Boatgirl #5: My Overall Impressions of the City So Far – Amsterdam, Netherlands

4: My Overall Impressions of the City So Far


The square around the Old Church, complete with “Old Church Coffeeshop”.

February 23, 2002
The Dutch know how to relax.

Not just by smoking, that seems to mostly be the tourists.

Meals are long, service is slow and the check will NEVER arrive unless you ask for it.

They all seem to speak English, and although the touristy places have the reputation for being surly because they know they’ll never see you again, we must have been avoiding those places. Everyone seemed nice, and really laid-back.

Amsterdam is a beautiful, sordid city. The buildings are tall and narrow, because the owners used to be taxed on the width of their property. As the Dutch are known for being thrifty, they just built tall, deep houses, with large windows because the furniture has to be hoisted in as the stairways are impossibly steep and narrow. The soil is sandy and constantly shifting, so some of the older houses are precariously slanted sideways or forwards.

Dutch food is supposedly pretty bland, but there is every kind of cuisine available, and we’ve eaten quite well. Their former colonies in Suriname and Indonesia are well-represented in restaurants, and I don’t think I’ve ever tried either, so I’m curious.



View down a canal, taken from a bridge in the Red Light District.

Today I walked and walked and bought tacky souvenirs and tulip bulbs from the flower market. We had traditional Dutch pannenkoeken for breakfast, with Coffee Verkeerd (the only way to get real milk in your coffee, otherwise you get a small jug of condensed milk on the side). Darin had a bacon pancake (like a thick crepe) with molasses syrup, and I had the miniature pancakes with enough Grand Marnier on them to make my tongue numb.

In the evening, we took the train to Hilversum, outside the city, to have
dinner with Darin’s lovely friend Dick Kickstra. He cooked for us and we just hung out in his flat and talked for hours. He’s a great photographer, who’ll probably be really famous someday and I can say that I met him way back when…

Afterwards, he walked us to the train station and we stood on the platform, while the sky poured hail. We got on the last train about 12:30, only to be stopped and removed at Naarden-Bussum two stops down the line because drunk teenagers kept pulling the emergency brake. The driver was very annoyed and said that they do the same thing every weekend.

After 30 minutes of standing on a cold platform, they let us back into the carriages with a stern warning over the loudspeaker. I have no idea what she said, but it sounded very intimidating. Then, we waited for another hour, while the transit police came to escort the train back into Amsterdam. Finally, they showed up and posted a guard in each compartment, so the rest of the ride went smoothly.

We’d missed the last streetcar, so we took a taxi back to the hotel, arriving at about 2:45 am. We rang the night bell. Then, rang it again… and again. Then, we got out the cell phone and tried calling.

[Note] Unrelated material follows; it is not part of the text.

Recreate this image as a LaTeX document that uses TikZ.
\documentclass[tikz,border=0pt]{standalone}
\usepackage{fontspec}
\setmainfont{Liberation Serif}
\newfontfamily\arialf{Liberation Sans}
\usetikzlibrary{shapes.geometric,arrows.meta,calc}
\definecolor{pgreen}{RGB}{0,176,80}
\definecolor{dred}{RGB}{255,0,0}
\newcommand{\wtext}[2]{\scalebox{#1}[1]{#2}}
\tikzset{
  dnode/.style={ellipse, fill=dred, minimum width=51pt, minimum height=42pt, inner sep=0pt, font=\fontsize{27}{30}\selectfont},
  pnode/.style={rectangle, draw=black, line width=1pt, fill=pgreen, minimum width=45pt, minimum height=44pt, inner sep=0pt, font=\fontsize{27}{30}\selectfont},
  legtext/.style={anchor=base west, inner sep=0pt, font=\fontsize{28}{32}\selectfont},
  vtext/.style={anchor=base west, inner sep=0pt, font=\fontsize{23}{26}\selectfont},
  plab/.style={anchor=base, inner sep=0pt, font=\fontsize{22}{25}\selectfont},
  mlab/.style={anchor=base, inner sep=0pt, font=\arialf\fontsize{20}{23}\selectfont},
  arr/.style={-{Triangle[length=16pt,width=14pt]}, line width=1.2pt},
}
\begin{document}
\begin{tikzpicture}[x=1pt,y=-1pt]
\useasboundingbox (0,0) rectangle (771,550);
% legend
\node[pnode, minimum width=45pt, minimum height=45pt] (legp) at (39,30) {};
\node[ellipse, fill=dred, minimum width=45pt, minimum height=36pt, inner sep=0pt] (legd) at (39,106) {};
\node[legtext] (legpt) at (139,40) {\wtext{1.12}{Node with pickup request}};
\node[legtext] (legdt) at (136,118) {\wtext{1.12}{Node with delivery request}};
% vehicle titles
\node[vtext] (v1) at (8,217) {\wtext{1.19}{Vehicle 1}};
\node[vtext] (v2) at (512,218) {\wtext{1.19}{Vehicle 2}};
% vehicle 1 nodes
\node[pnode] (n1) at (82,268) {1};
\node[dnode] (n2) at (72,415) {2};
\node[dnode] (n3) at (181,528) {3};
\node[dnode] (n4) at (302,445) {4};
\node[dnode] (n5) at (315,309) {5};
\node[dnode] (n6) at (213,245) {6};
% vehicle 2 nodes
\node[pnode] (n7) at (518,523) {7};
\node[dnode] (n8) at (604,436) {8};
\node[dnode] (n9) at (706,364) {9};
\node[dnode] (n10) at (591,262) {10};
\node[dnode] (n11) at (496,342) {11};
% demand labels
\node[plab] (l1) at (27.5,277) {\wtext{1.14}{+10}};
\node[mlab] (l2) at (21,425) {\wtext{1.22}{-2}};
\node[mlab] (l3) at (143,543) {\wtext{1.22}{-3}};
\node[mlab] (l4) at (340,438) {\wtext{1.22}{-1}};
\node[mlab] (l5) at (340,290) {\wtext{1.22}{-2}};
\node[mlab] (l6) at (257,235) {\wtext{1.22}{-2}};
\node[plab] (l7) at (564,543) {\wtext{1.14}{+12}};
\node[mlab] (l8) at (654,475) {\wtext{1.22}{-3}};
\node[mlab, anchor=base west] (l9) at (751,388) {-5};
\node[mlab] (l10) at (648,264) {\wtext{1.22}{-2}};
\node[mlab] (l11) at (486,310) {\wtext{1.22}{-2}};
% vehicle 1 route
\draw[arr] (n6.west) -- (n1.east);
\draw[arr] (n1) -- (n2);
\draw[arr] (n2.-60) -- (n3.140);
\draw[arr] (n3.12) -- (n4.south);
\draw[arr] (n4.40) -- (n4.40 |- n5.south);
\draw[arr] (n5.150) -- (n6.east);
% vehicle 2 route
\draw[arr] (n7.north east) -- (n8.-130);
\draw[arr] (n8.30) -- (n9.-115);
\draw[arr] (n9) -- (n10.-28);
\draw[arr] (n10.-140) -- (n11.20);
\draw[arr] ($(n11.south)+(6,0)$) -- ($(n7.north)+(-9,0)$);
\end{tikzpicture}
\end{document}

After 20 minutes of ringing and freezing our butts off, we realized we were stuck. The hotel was dark and no one was around. We’d had to stand in line at the tourist office for an hour to even get a hotel room for a Saturday night, and we were fairly far out because everything closer to the center of town was booked.

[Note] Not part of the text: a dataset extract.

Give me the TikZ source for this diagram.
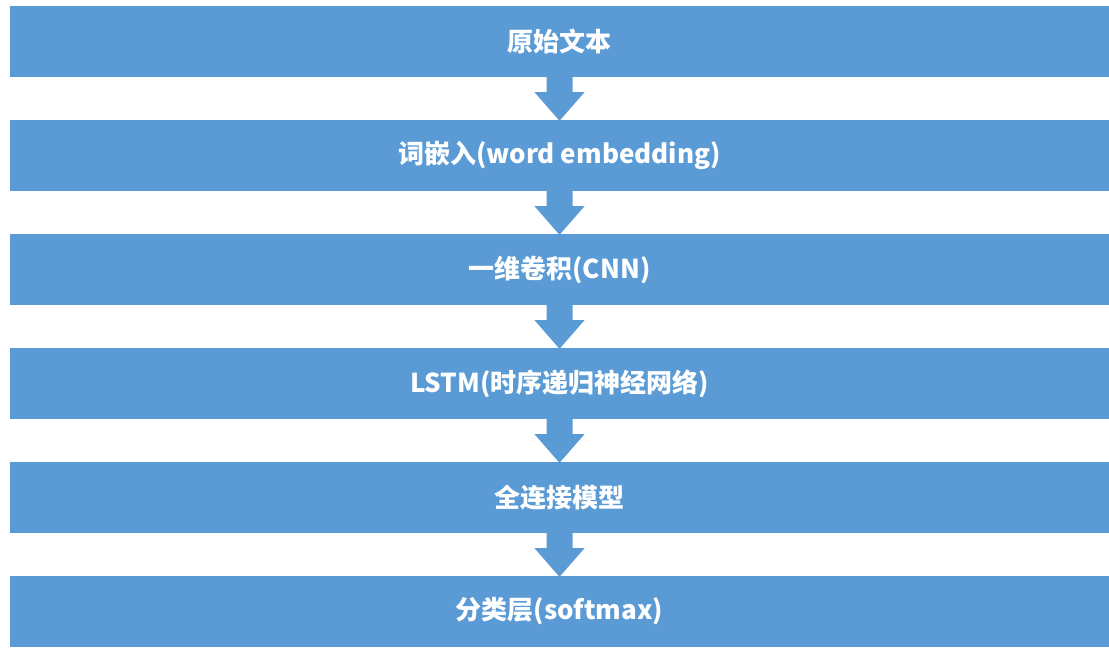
\documentclass[tikz,border=0pt]{standalone}
\usepackage{fontspec}
\newfontfamily\cjk{Noto Sans CJK SC}
\usetikzlibrary{calc}
\definecolor{boxblue}{HTML}{5B9BD5}
\tikzset{
  stage/.style={fill=boxblue, draw=none, minimum width=1099pt, minimum height=71pt, inner sep=0pt, text=white, font=\cjk\bfseries\fontsize{26}{30}\selectfont},
  blockarrow/.style={fill=boxblue, draw=none}
}
\newcommand{\blockarr}[2]{%
  \fill[blockarrow] ($(#1.south)+(-13pt,0)$) -- ($(#1.south)+(13pt,0)$) -- ($(#1.south)+(13pt,-15pt)$) -- ($(#1.south)+(25pt,-15pt)$) -- ($(#2.north)+(0,-1pt)$) -- ($(#1.south)+(-25pt,-15pt)$) -- ($(#1.south)+(-13pt,-15pt)$) -- cycle;}
\begin{document}
\begin{tikzpicture}[x=1pt,y=1pt]
\useasboundingbox (0,0) rectangle (1109,649);
\fill[white] (0,0) rectangle (1109,649);
\node[stage] (b1) at (559.5,607.5) {原始文本};
\node[stage] (b2) at (559.5,493.5) {词嵌入(word embedding)};
\node[stage] (b3) at (559.5,379.5) {一维卷积(CNN)};
\node[stage] (b4) at (559.5,265.5) {LSTM(时序递归神经网络)};
\node[stage] (b5) at (559.5,151.5) {全连接模型};
\node[stage] (b6) at (559.5,37.5) {分类层(softmax)};
\blockarr{b1}{b2}
\blockarr{b2}{b3}
\blockarr{b3}{b4}
\blockarr{b4}{b5}
\blockarr{b5}{b6}
\end{tikzpicture}
\end{document}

We got in another taxi and headed for Leidseplein, the nightlife area, hoping to find something that would be open until 6am, when the sign on the hotel door said it was supposedly going to re-open. There were a few hotels with lights on, so we decided to try. All booked. The very nice man at the Golden Tulip called around and found us a room at one of their hotels way outside town. We were too tired to think, so we got in another taxi and headed for suburbia. It was a corporate cinder-block, but clean and we just wanted to sleep.